Jaminan bagi Orang yang Muslih
Hanya ada dua pilihan dalam hidup manusia. Apakah ia ingin menjadi orang-orang yang berbagi kebaikan (Muslih) atau biangnya kerusakan (Mufsid). Untuk mereka yang memilih pilihan pertama, maka bersiaplah dengan jaminan dari Allah swt, seperti dalam Firman-Nya,
فَمَنْ آمَنَ وَأَصْلَحَ فَلاَ خَوْفٌ عَلَيْهِمْ وَلاَ هُمْ يَحْزَنُونَ
“Barangsiapa beriman dan mengadakan perbaikan, maka tidak ada rasa takut pada mereka dan mereka tidak bersedih hati.” (QS.Al-An’am:48)
فَمَنْ عَفَا وَأَصْلَحَ فَأَجْرُهُ عَلَى اللَّهِ
“Barangsiapa memaafkan dan berbuat baik maka pahalanya dari Allah.” (QS.Asy-Syuro:40)
Ayat kedua ini menarik untuk kita perhatikan sejenak. Allah Meletakkan kata “memaafkan” sebelum kata “berbuat baik”, seakan ingin Menunjukkan bahwa perbuatan baik itu butuh pada pengorbanan dan hati yang lapang. Apalagi disertai dengan melawan keburukan, pasti akan banyak rintangan yang menghadang.
Karena itu lapangkan hati dan mudahlah memaafkan. Dua ayat ini adalah jaminan Allah bagi orang-orang yang memilihi jalan Al-Ishlah. Lalu tenangkan hati, karena tidak ada yang bisa Membohongi-Nya dan tidak ada yang mampu bersandiwara dihadapan-Nya.
وَاللّهُ يَعْلَمُ الْمُفْسِدَ مِنَ الْمُصْلِحِ
“Allah Mengetahui orang yang berbuat kerusakan dan yang berbuat kebaikan.” (QS.Al-Baqarah:220)

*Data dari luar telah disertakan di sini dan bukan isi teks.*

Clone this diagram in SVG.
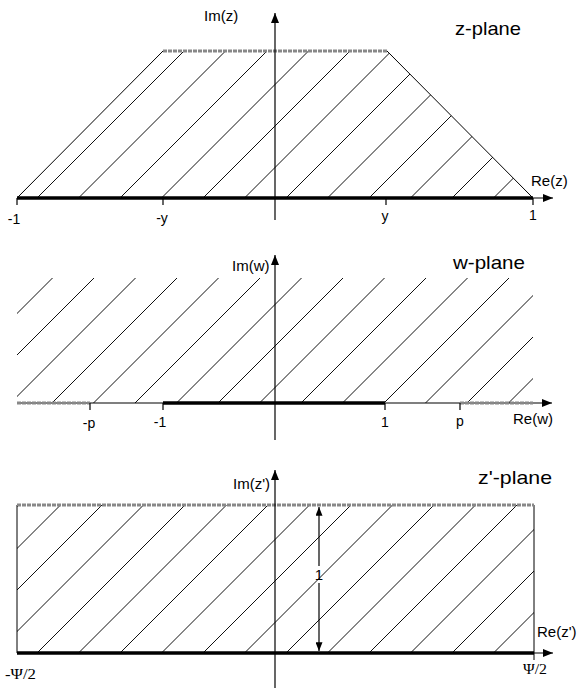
<svg xmlns="http://www.w3.org/2000/svg" width="579" height="690" viewBox="0 0 579 690">
<style>
text{font-family:"Liberation Sans",Arial,sans-serif;fill:#000}
.ser{font-family:"Liberation Serif","Times New Roman",serif}
.hatch line{stroke:#111;stroke-width:1}
.thin{stroke:#000;stroke-width:1;fill:none}
.thick{stroke:#000;stroke-width:3.5}
.grey{stroke:#888;stroke-width:3;stroke-dasharray:4 1}
.ax{stroke:#000;stroke-width:1.2;fill:none}
.lbl{font-size:15px}
.tk{font-size:14px;text-anchor:middle}
.pl{font-size:19px}
</style>
<defs>
<marker id="ah" viewBox="0 0 10 8" refX="10" refY="4" markerWidth="10" markerHeight="8" markerUnits="userSpaceOnUse" orient="auto">
<path d="M0,0 L10,4 L0,8 z" fill="#000"/>
</marker>
<marker id="ahs" viewBox="0 0 10 8" refX="10" refY="4" markerWidth="9" markerHeight="7" markerUnits="userSpaceOnUse" orient="auto-start-reverse">
<path d="M0,0 L10,4 L0,8 z" fill="#000"/>
</marker>
<clipPath id="c1"><polygon points="17,198 163,51 387,51 533,198"/></clipPath>
<clipPath id="c2"><rect x="17" y="278" width="516" height="125"/></clipPath>
<clipPath id="c3"><rect x="17" y="505" width="517" height="148"/></clipPath>
</defs>

<g id="z-plane">
  <g class="hatch" clip-path="url(#c1)">
    <line x1="37" y1="198" x2="197" y2="38"/>
    <line x1="78.5" y1="198" x2="238.5" y2="38"/>
    <line x1="120" y1="198" x2="280" y2="38"/>
    <line x1="161.5" y1="198" x2="321.5" y2="38"/>
    <line x1="203" y1="198" x2="363" y2="38"/>
    <line x1="244.5" y1="198" x2="404.5" y2="38"/>
    <line x1="286" y1="198" x2="446" y2="38"/>
    <line x1="327.5" y1="198" x2="487.5" y2="38"/>
    <line x1="369" y1="198" x2="529" y2="38"/>
    <line x1="410.5" y1="198" x2="570.5" y2="38"/>
    <line x1="452" y1="198" x2="612" y2="38"/>
    <line x1="493.5" y1="198" x2="653.5" y2="38"/>
  </g>
  <line class="thin" x1="17" y1="198" x2="163" y2="51"/>
  <line class="thin" x1="387" y1="51" x2="533" y2="198"/>
  <line class="grey" x1="163" y1="51" x2="387" y2="51"/>
  <line class="ax" x1="17" y1="198" x2="553" y2="198" marker-end="url(#ah)"/>
  <line class="thick" x1="17" y1="198" x2="533" y2="198"/>
  <line class="ax" x1="275" y1="220" x2="275" y2="13" marker-end="url(#ah)"/>
  <g class="ax">
    <line x1="17" y1="198" x2="17" y2="205"/>
    <line x1="163" y1="198" x2="163" y2="205"/>
    <line x1="386" y1="198" x2="386" y2="205"/>
    <line x1="533" y1="198" x2="533" y2="205"/>
  </g>
  <text class="tk" x="14" y="224">-1</text>
  <text class="tk" x="162" y="223">-y</text>
  <text class="tk" x="385" y="221">y</text>
  <text class="tk" x="533" y="220">1</text>
  <text class="lbl" x="531" y="186">Re(z)</text>
  <text class="lbl" x="204" y="21" font-size="16">Im(z)</text>
  <text class="pl" x="455" y="35" textLength="66" lengthAdjust="spacingAndGlyphs">z-plane</text>
</g>

<g id="w-plane">
  <g class="hatch" clip-path="url(#c2)">
    <line x1="-72.5" y1="403" x2="87.5" y2="243"/>
    <line x1="-31" y1="403" x2="129" y2="243"/>
    <line x1="10.5" y1="403" x2="170.5" y2="243"/>
    <line x1="52" y1="403" x2="212" y2="243"/>
    <line x1="93.5" y1="403" x2="253.5" y2="243"/>
    <line x1="135" y1="403" x2="295" y2="243"/>
    <line x1="176.5" y1="403" x2="336.5" y2="243"/>
    <line x1="218" y1="403" x2="378" y2="243"/>
    <line x1="259.5" y1="403" x2="419.5" y2="243"/>
    <line x1="301" y1="403" x2="461" y2="243"/>
    <line x1="342.5" y1="403" x2="502.5" y2="243"/>
    <line x1="384" y1="403" x2="544" y2="243"/>
    <line x1="425.5" y1="403" x2="585.5" y2="243"/>
    <line x1="467" y1="403" x2="627" y2="243"/>
    <line x1="508.5" y1="403" x2="668.5" y2="243"/>
  </g>
  <line class="ax" x1="17" y1="403" x2="552" y2="403" marker-end="url(#ah)"/>
  <line class="grey" x1="17" y1="403" x2="90" y2="403"/>
  <line class="grey" x1="460" y1="403" x2="533" y2="403"/>
  <line class="thick" x1="163" y1="403" x2="385" y2="403"/>
  <line class="ax" x1="275" y1="440" x2="275" y2="255" marker-end="url(#ah)"/>
  <g class="ax">
    <line x1="90" y1="403" x2="90" y2="410"/>
    <line x1="163" y1="403" x2="163" y2="410"/>
    <line x1="385" y1="403" x2="385" y2="410"/>
    <line x1="460" y1="403" x2="460" y2="410"/>
  </g>
  <text class="tk" x="89" y="428">-p</text>
  <text class="tk" x="160" y="427">-1</text>
  <text class="tk" x="385" y="427">1</text>
  <text class="tk" x="460" y="426">p</text>
  <text class="lbl" x="513" y="424">Re(w)</text>
  <text class="lbl" x="232" y="271">Im(w)</text>
  <text class="pl" x="453" y="269" textLength="72" lengthAdjust="spacingAndGlyphs">w-plane</text>
</g>

<g id="z-prime-plane">
  <g class="hatch" clip-path="url(#c3)">
    <line x1="-129" y1="653" x2="31" y2="493"/>
    <line x1="-87.5" y1="653" x2="72.5" y2="493"/>
    <line x1="-46" y1="653" x2="114" y2="493"/>
    <line x1="-4.5" y1="653" x2="155.5" y2="493"/>
    <line x1="37" y1="653" x2="197" y2="493"/>
    <line x1="78.5" y1="653" x2="238.5" y2="493"/>
    <line x1="120" y1="653" x2="280" y2="493"/>
    <line x1="161.5" y1="653" x2="321.5" y2="493"/>
    <line x1="203" y1="653" x2="363" y2="493"/>
    <line x1="244.5" y1="653" x2="404.5" y2="493"/>
    <line x1="286" y1="653" x2="446" y2="493"/>
    <line x1="327.5" y1="653" x2="487.5" y2="493"/>
    <line x1="369" y1="653" x2="529" y2="493"/>
    <line x1="410.5" y1="653" x2="570.5" y2="493"/>
    <line x1="452" y1="653" x2="612" y2="493"/>
    <line x1="493.5" y1="653" x2="653.5" y2="493"/>
  </g>
  <line class="thin" x1="17" y1="505" x2="17" y2="653"/>
  <line class="thin" x1="534" y1="505" x2="534" y2="660"/>
  <line class="grey" x1="17" y1="505" x2="534" y2="505"/>
  <line class="ax" x1="17" y1="653" x2="553" y2="653" marker-end="url(#ah)"/>
  <line class="thick" x1="17" y1="653" x2="534" y2="653"/>
  <line class="ax" x1="275" y1="688" x2="275" y2="470" marker-end="url(#ah)"/>
  <line class="ax" x1="319" y1="507" x2="319" y2="566" marker-start="url(#ahs)"/>
  <line class="ax" x1="319" y1="583" x2="319" y2="651" marker-end="url(#ahs)"/>
  <text class="lbl" x="319" y="580" text-anchor="middle">1</text>
  <text class="lbl" x="537" y="637">Re(z')</text>
  <text class="lbl" x="233" y="489">Im(z')</text>
  <text class="pl" x="478" y="484" textLength="74" lengthAdjust="spacingAndGlyphs">z'-plane</text>
  <text class="ser" x="5" y="679" font-size="14" textLength="31" lengthAdjust="spacingAndGlyphs">-Ψ/2</text>
  <text class="ser" x="523" y="674" font-size="14" textLength="24" lengthAdjust="spacingAndGlyphs">Ψ/2</text>
</g>
</svg>
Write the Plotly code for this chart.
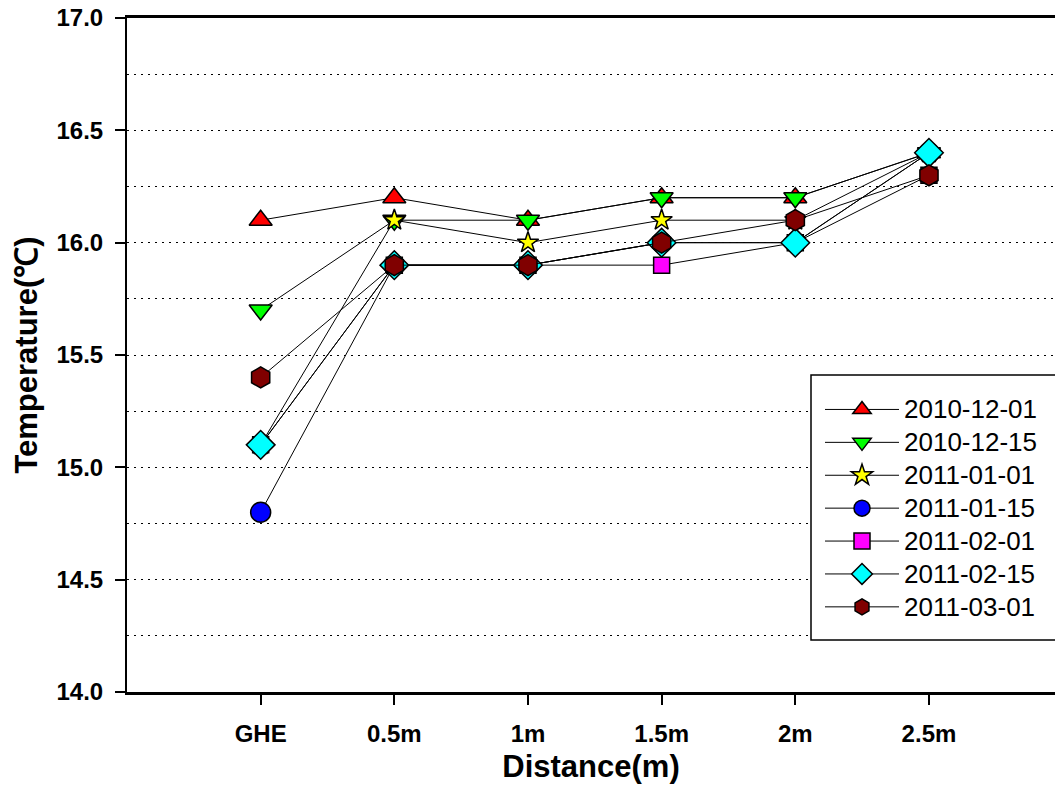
import plotly.graph_objects as go

# Distance categories along the x axis
distances = ["GHE", "0.5m", "1m", "1.5m", "2m", "2.5m"]

# Measured temperatures (°C) for each survey date
dates = ["2010-12-01", "2010-12-15", "2011-01-01", "2011-01-15",
         "2011-02-01", "2011-02-15", "2011-03-01"]
t_2010_12_01 = [16.1, 16.2, 16.1, 16.2, 16.2, 16.4]
t_2010_12_15 = [15.7, 16.1, 16.1, 16.2, 16.2, 16.4]
t_2011_01_01 = [15.1, 16.1, 16.0, 16.1, 16.1, 16.4]
t_2011_01_15 = [14.8, 15.9, 15.9, 16.0, 16.0, 16.4]
t_2011_02_01 = [15.1, 15.9, 15.9, 15.9, 16.0, 16.3]
t_2011_02_15 = [15.1, 15.9, 15.9, 16.0, 16.0, 16.4]
t_2011_03_01 = [15.4, 15.9, 15.9, 16.0, 16.1, 16.3]

series = [t_2010_12_01, t_2010_12_15, t_2011_01_01, t_2011_01_15,
          t_2011_02_01, t_2011_02_15, t_2011_03_01]

symbols = ["triangle-up", "triangle-down", "star", "circle",
           "square", "diamond", "hexagon"]
colors = ["#FF0000", "#00FF00", "#FFFF00", "#0000FF",
          "#FF00FF", "#00FFFF", "#800000"]
sizes = [20, 20, 16, 20, 16, 22, 21]

FONT = "Liberation Sans, Arial, sans-serif"
x_idx = list(range(len(distances)))

fig = go.Figure()
for name, vals, sym, col, sz in zip(dates, series, symbols, colors, sizes):
    fig.add_trace(go.Scatter(
        x=x_idx, y=vals, mode="lines+markers",
        name=f'<span style="font-size:26px">{name}</span>',
        line=dict(color="black", width=1),
        marker=dict(symbol=sym, color=col, size=sz,
                    line=dict(color="black", width=1.5)),
    ))

# Framed box behind the legend entries
fig.add_shape(type="rect", xref="paper", yref="paper",
              x0=(811 - 127) / 928, x1=1.02, y0=(692 - 640) / 674, y1=(692 - 375) / 674,
              line=dict(color="black", width=1.5), fillcolor="white", layer="above")

fig.update_layout(
    width=1055, height=791,
    margin=dict(l=127, r=0, t=18, b=99),
    paper_bgcolor="white", plot_bgcolor="white",
    font=dict(family=FONT, color="black"),
    showlegend=True,
    legend=dict(
        x=(820 - 127) / 928, y=(692 - 388) / 674, xanchor="left", yanchor="top",
        bgcolor="rgba(0,0,0,0)", borderwidth=0,
        font=dict(size=23, family=FONT, color="black"),
        itemwidth=74,
    ),
    xaxis=dict(
        range=[-1.0, 5.943],
        tickvals=x_idx, ticktext=distances,
        tickfont=dict(size=24, family=FONT, weight="bold"),
        ticks="outside", ticklen=10, tickwidth=1.5, tickcolor="black",
        ticklabelstandoff=8,
        showline=True, linecolor="black", linewidth=3, mirror=True,
        showgrid=False, zeroline=False,
        title=dict(text="<b>Distance(m)</b>", font=dict(size=31, family=FONT),
                   standoff=10),
    ),
    yaxis=dict(
        range=[14.0, 17.0],
        tickvals=[14.0, 14.5, 15.0, 15.5, 16.0, 16.5, 17.0],
        tickformat=".1f",
        tickfont=dict(size=24, family=FONT, weight="bold"),
        ticks="outside", ticklen=10, tickwidth=1.5, tickcolor="black",
        ticklabelstandoff=7,
        showline=True, linecolor="black", linewidth=2, mirror=False,
        showgrid=False, zeroline=False,
        minor=dict(dtick=0.25, showgrid=True, gridcolor="black",
                   gridwidth=1, griddash="1.5px,5.5px", ticks=""),
        title=dict(text="<b>Temperature(℃)</b>", font=dict(size=31, family=FONT),
                   standoff=10),
    ),
)

fig.write_html("out.html")
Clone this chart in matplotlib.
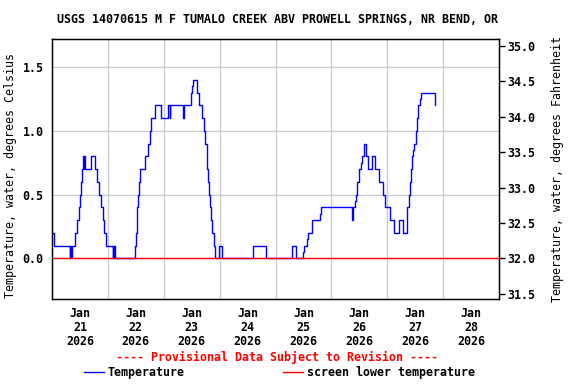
import pandas as pd
import numpy as np
from matplotlib import pyplot as plt
import matplotlib.dates as mdates

# hours after Jan 21 2026 00:00 and water temperature (deg C), step series
hours = [0.0, 1.0, 7.6, 7.9, 8.1, 8.4, 9.9, 10.9, 11.4, 11.9, 12.4, 12.9, 13.3, 13.6, 13.8, 14.1,
         16.7, 18.6, 19.3, 20.3, 21.0, 21.7, 22.4, 23.1, 26.0, 26.3, 26.5, 26.7, 27.0,
         35.6, 35.9, 36.3, 36.6, 36.9, 37.3, 37.9, 40.0, 41.4, 41.9, 42.4, 44.3, 46.7,
         49.9, 50.5, 50.8, 56.4, 56.7, 59.6, 60.3, 60.6, 62.1, 62.9, 64.3, 65.3, 65.9,
         66.4, 66.7, 67.1, 67.6, 67.9, 68.3, 68.7, 69.6, 70.0, 71.7, 72.9,
         86.3, 91.9, 103.2, 104.9, 107.9, 108.4, 109.3, 109.9, 111.7, 115.0, 115.3,
         128.9, 129.2, 130.0, 130.4, 131.0, 131.7, 132.7, 133.1, 134.1, 134.7, 135.6,
         137.2, 138.6, 140.3, 142.0, 143.0, 145.3, 146.7, 148.9, 150.6, 152.4, 152.6,
         153.1, 153.7, 154.1, 154.5, 155.0, 155.6, 156.1, 156.6, 157.0, 157.9, 158.6,
         159.0, 164.4]
temps = [0.2, 0.1, 0.0, 0.1, 0.0, 0.1, 0.2, 0.3, 0.4, 0.5, 0.6, 0.7, 0.8, 0.7, 0.8, 0.7,
         0.8, 0.7, 0.6, 0.5, 0.4, 0.3, 0.2, 0.1, 0.0, 0.1, 0.0, 0.1, 0.0,
         0.1, 0.2, 0.3, 0.4, 0.5, 0.6, 0.7, 0.8, 0.9, 1.0, 1.1, 1.2, 1.1,
         1.2, 1.1, 1.2, 1.1, 1.2, 1.3, 1.35, 1.4, 1.3, 1.2, 1.1, 1.0, 0.9,
         0.8, 0.7, 0.6, 0.5, 0.4, 0.3, 0.2, 0.1, 0.0, 0.1, 0.0,
         0.1, 0.0, 0.1, 0.0, 0.05, 0.1, 0.15, 0.2, 0.3, 0.35, 0.4,
         0.3, 0.4, 0.45, 0.5, 0.6, 0.7, 0.75, 0.8, 0.9, 0.8, 0.7,
         0.8, 0.7, 0.6, 0.5, 0.4, 0.3, 0.2, 0.3, 0.2, 0.3, 0.4,
         0.5, 0.6, 0.7, 0.8, 0.85, 0.9, 1.0, 1.1, 1.2, 1.25, 1.3,
         1.3, 1.2]
screen_lower = 0.0
start = pd.Timestamp('2026-01-21 00:00')
end = pd.Timestamp('2026-01-29 00:00')
day_labels = ['Jan\n21\n2026', 'Jan\n22\n2026', 'Jan\n23\n2026', 'Jan\n24\n2026',
              'Jan\n25\n2026', 'Jan\n26\n2026', 'Jan\n27\n2026', 'Jan\n28\n2026']
c_ticks = [0.0, 0.5, 1.0, 1.5]
f_ticks = [31.5, 32.0, 32.5, 33.0, 33.5, 34.0, 34.5, 35.0]

font = {'family': 'DejaVu Sans Mono', 'weight': 'bold', 'size': 8.4}
plt.rcParams['font.family'] = 'DejaVu Sans Mono'
plt.rcParams['font.weight'] = 'bold'
plt.rcParams['font.size'] = 8.4

times = start + pd.to_timedelta(hours, unit='h')

fig = plt.figure(figsize=(5.76, 3.84), dpi=100)
ax = fig.add_axes([0.0903, 0.2214, 0.7763, 0.6763])

ylo, yhi = -0.32, 1.72
ax.set_xlim(start, end)
ax.set_ylim(ylo, yhi)

# grid
midnights = pd.date_range(start, end, freq='D')
for d in midnights[1:-1]:
    ax.axvline(d, color='#cccccc', lw=1.0, zorder=0)
for c in c_ticks:
    ax.axhline(c, color='#cccccc', lw=1.0, zorder=0)

ln_t, = ax.plot(times, temps, drawstyle='steps-post', color='#0000ff', lw=1.0,
                label='Temperature', zorder=2)
ln_s = ax.axhline(screen_lower, color='#ff0000', lw=1.0, zorder=3,
                  label='screen lower temperature')

ax.set_yticks(c_ticks)
ax.set_yticklabels(['%.1f' % c for c in c_ticks])
ax.tick_params(axis='y', length=0, pad=6)

noons = [d + pd.Timedelta(hours=12) for d in midnights[:-1]]
ax.set_xticks([mdates.date2num(n) for n in noons])
ax.set_xticklabels(day_labels, linespacing=1.1)
ax.tick_params(axis='x', length=0, pad=6)

ax.set_ylabel('Temperature, water, degrees Celsius')
ax.yaxis.set_label_coords(-0.078, 0.477)
for sp in ax.spines.values():
    sp.set_linewidth(1.0)

ax2 = ax.twinx()
ax2.set_ylim(32 + 1.8 * ylo, 32 + 1.8 * yhi)
ax2.set_yticks(f_ticks)
ax2.set_yticklabels(['%.1f' % f for f in f_ticks])
ax2.tick_params(axis='y', length=4, width=1, direction='out', pad=2)
ax2.set_ylabel('Temperature, water, degrees Fahrenheit')
ax2.yaxis.set_label_coords(1.116, 0.5)

fig.text(0.481, 0.95, 'USGS 14070615 M F TUMALO CREEK ABV PROWELL SPRINGS, NR BEND, OR',
         ha='center', va='center', **font)
fig.text(0.481, 0.068, '---- Provisional Data Subject to Revision ----',
         ha='center', va='center', color='#ff0000', **font)
fig.legend(handles=[ln_t, ln_s], loc='center', bbox_to_anchor=(0.485, 0.029), ncol=2,
           frameon=False, handlelength=1.7, handletextpad=0.35, columnspacing=8.4,
           borderpad=0, prop={'family': 'DejaVu Sans Mono', 'weight': 'bold', 'size': 8.4})

fig.savefig('out.png', dpi=100)
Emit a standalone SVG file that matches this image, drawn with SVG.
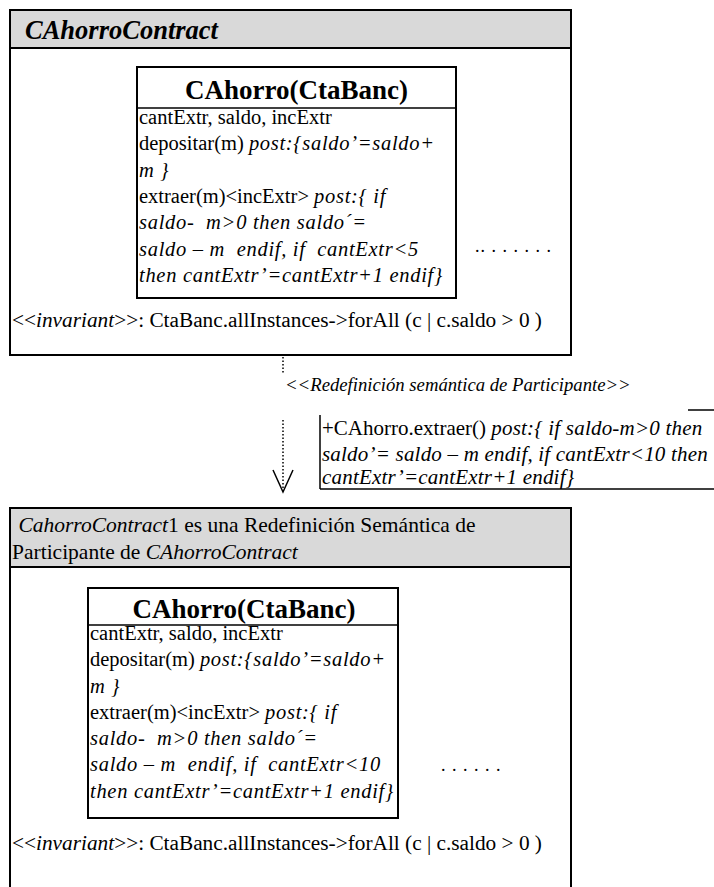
<svg xmlns="http://www.w3.org/2000/svg" width="714" height="887" viewBox="0 0 714 887">
<style>
text{font-family:"Liberation Serif","Times New Roman",serif;fill:#000}
.t{font-size:20.5px}
.i{font-style:italic;letter-spacing:0.7px}
.ttl{font-size:27px;font-weight:bold}
.hdr{font-size:26.5px;font-weight:bold;font-style:italic}
.hb{font-size:21.5px}
.inv{font-size:21.3px}
.lab{font-size:18.7px;font-style:italic}
.nt{font-size:21px}
.ni{font-style:italic;letter-spacing:0.2px}
.frame{fill:#fff;stroke:#000;stroke-width:2}
.band{fill:#d9d9d9;stroke:#000;stroke-width:2}
.cls{fill:#fff;stroke:#000;stroke-width:2}
.ln{stroke:#000;stroke-width:1.5;fill:none}
.dot{stroke:#000;stroke-width:1.5;stroke-dasharray:1.5 2;fill:none}
.dots{font-size:18px}
</style>
<g id="contract1">
<rect class="frame" x="10" y="10" width="561" height="345"/>
<rect class="band" x="10" y="10" width="561" height="38"/>
<text class="hdr" x="25" y="39">CAhorroContract</text>
<g id="class1">
<rect class="cls" x="137" y="67" width="319" height="231"/>
<line class="ln" x1="137" y1="108" x2="456" y2="108"/>
<text class="ttl" x="296.5" y="99" text-anchor="middle">CAhorro(CtaBanc)</text>
<text class="t" x="139" y="124">cantExtr, saldo, incExtr</text>
<text class="t" x="139" y="150">depositar(m) <tspan class="i">post:{saldo’=saldo+</tspan></text>
<text class="t i" x="139" y="177">m }</text>
<text class="t" x="139" y="203">extraer(m)&lt;incExtr&gt; <tspan class="i">post:{ if</tspan></text>
<text class="t i" x="139" y="229" xml:space="preserve">saldo-  m&gt;0 then saldo´=</text>
<text class="t i" x="139" y="256" xml:space="preserve">saldo – m  endif, if  cantExtr&lt;5</text>
<text class="t i" x="139" y="282">then cantExtr’=cantExtr+1 endif}</text>
</g>
<text class="dots" x="475" y="252" letter-spacing="1">.. . . . . . .</text>
<text class="inv" x="12" y="327">&lt;&lt;<tspan font-style="italic">invariant</tspan>&gt;&gt;: CtaBanc.allInstances-&gt;forAll (c | c.saldo &gt; 0 )</text>
</g>
<g id="connectors">
<line class="dot" x1="283" y1="357" x2="283" y2="373"/>
<line class="dot" x1="283" y1="420" x2="283" y2="490"/>
<polyline class="ln" points="273,470 283,492 293,470"/>
</g>
<g id="label">
<text class="lab" x="285" y="391">&lt;&lt;Redefinición semántica de Participante&gt;&gt;</text>
</g>
<g id="note">
<line class="ln" x1="688" y1="410" x2="714" y2="410"/>
<line class="ln" x1="320" y1="415" x2="320" y2="489"/>
<line class="ln" x1="320" y1="489" x2="714" y2="489"/>
<text class="nt" x="322" y="435">+CAhorro.extraer() <tspan class="ni">post:{ if saldo-m&gt;0 then</tspan></text>
<text class="nt ni" x="322" y="461">saldo’= saldo – m endif, if cantExtr&lt;10 then</text>
<text class="nt ni" x="322" y="484">cantExtr’=cantExtr+1 endif}</text>
</g>
<g id="contract2">
<path class="frame" d="M10,900 V508 H571 V900"/>
<rect class="band" x="10" y="508" width="561" height="59"/>
<text class="hb" x="13" y="532" xml:space="preserve"> <tspan font-style="italic">CahorroContract</tspan>1 es una Redefinición Semántica de</text>
<text class="hb" x="12" y="559">Participante de <tspan font-style="italic">CAhorroContract</tspan></text>
<g id="class2">
<rect class="cls" x="88" y="588" width="310" height="230"/>
<line class="ln" x1="88" y1="625" x2="398" y2="625"/>
<text class="ttl" x="244" y="618" text-anchor="middle">CAhorro(CtaBanc)</text>
<text class="t" x="90" y="640">cantExtr, saldo, incExtr</text>
<text class="t" x="90" y="666">depositar(m) <tspan class="i">post:{saldo’=saldo+</tspan></text>
<text class="t i" x="90" y="693">m }</text>
<text class="t" x="90" y="719">extraer(m)&lt;incExtr&gt; <tspan class="i">post:{ if</tspan></text>
<text class="t i" x="90" y="745" xml:space="preserve">saldo-  m&gt;0 then saldo´=</text>
<text class="t i" x="90" y="771" xml:space="preserve">saldo – m  endif, if  cantExtr&lt;10</text>
<text class="t i" x="90" y="798">then cantExtr’=cantExtr+1 endif}</text>
</g>
<text class="dots" x="441" y="771" letter-spacing="1">. . . . . .</text>
<text class="inv" x="12" y="850">&lt;&lt;<tspan font-style="italic">invariant</tspan>&gt;&gt;: CtaBanc.allInstances-&gt;forAll (c | c.saldo &gt; 0 )</text>
</g>
</svg>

Pada akhirnya, jangan pernah minder untuk berbuat kebaikan dan menyingkirkan keburukan. Karena Allah tidak akan Melanggengkan perbuatan orang-orang perusak (Mufsidin).
إِنَّ اللّهَ لاَ يُصْلِحُ عَمَلَ الْمُفْسِدِينَ
“Sungguh, Allah tidak akan membiarkan terus berlangsungnya pekerjaan orang yang berbuat kerusakan.” (QS.Yunus:81)
Kekuasaan Fir’aun masih berjalan karena belum munculnya tongkat Musa as, ketika kebenaran telah datang maka lenyaplah kebatilan sebesar apapun kekuatannya.
“Kekuasaan batil itu hanya sesaat dan kekuasaan kebenaran itu akan langgeng hingga akhir masa”
Semoga kita termasuk dalam golongan orang-orang yang Muslih dan memiliki hati yang kuat untuk selalu mengadakan perbaikan di bumi Allah swt.